Les scènes de destruction et de pillages de commerces qui secouent de nombreuses villes de France ont suscité la stupeur et la colère de leurs habitants.
"Ils sont venus spécialement pour casser, voler et repartir", a déploré à Marseille un commerçant du centre commercial du Merlan, Youcef Bettahar, "on est vraiment dégoûté de ce qu'il se passe".
Dans la nuit de vendredi à samedi, 1.350 véhicules ont été incendiés, 266 bâtiments ont été incendiés ou dégradés, dont 26 mairies et 24 écoles, et 2.560 feux comptabilisés sur la voie publique, selon le ministère de l'Intérieur.
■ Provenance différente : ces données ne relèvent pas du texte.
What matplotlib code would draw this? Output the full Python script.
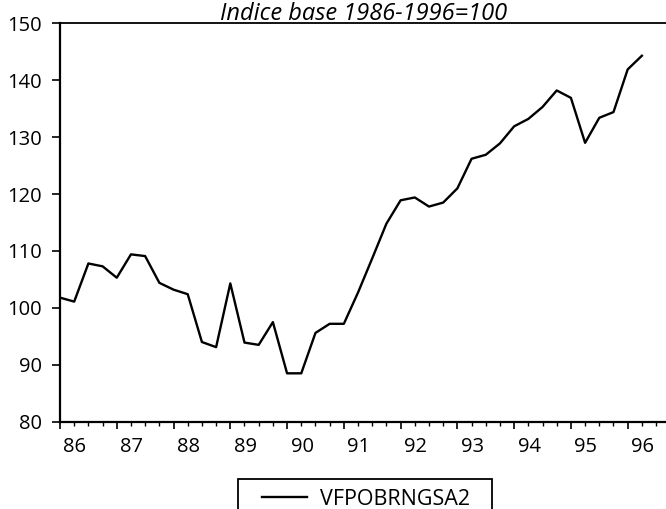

Des bâtiments de la police et de la gendarmerie ont été la cible d'attaque, 79 policiers et gendarmes ont été blessés. "La prochaine personne qui touche un policier ou un gendarme doit savoir qu'elle sera retrouvée", a averti Gérald Darmanin samedi soir.
La question de l'état d'urgence reste posée et surveillée à l'étranger, d'autant plus que la France accueille à l'automne la Coupe du monde de rugby, puis les Jeux olympiques à Paris à l'été 2024.
Cette vague de violences et la colère de nombreux jeunes habitants des quartiers populaires contre la police ou l'Etat ont rappelé les émeutes qui avaient secoué la France en 2005, après la mort de deux adolescents poursuivis par la police.
Le policier de 38 ans auteur du coup de feu qui a tué Nahel a été mis en examen pour homicide volontaire et placé en détention provisoire jeudi après-midi.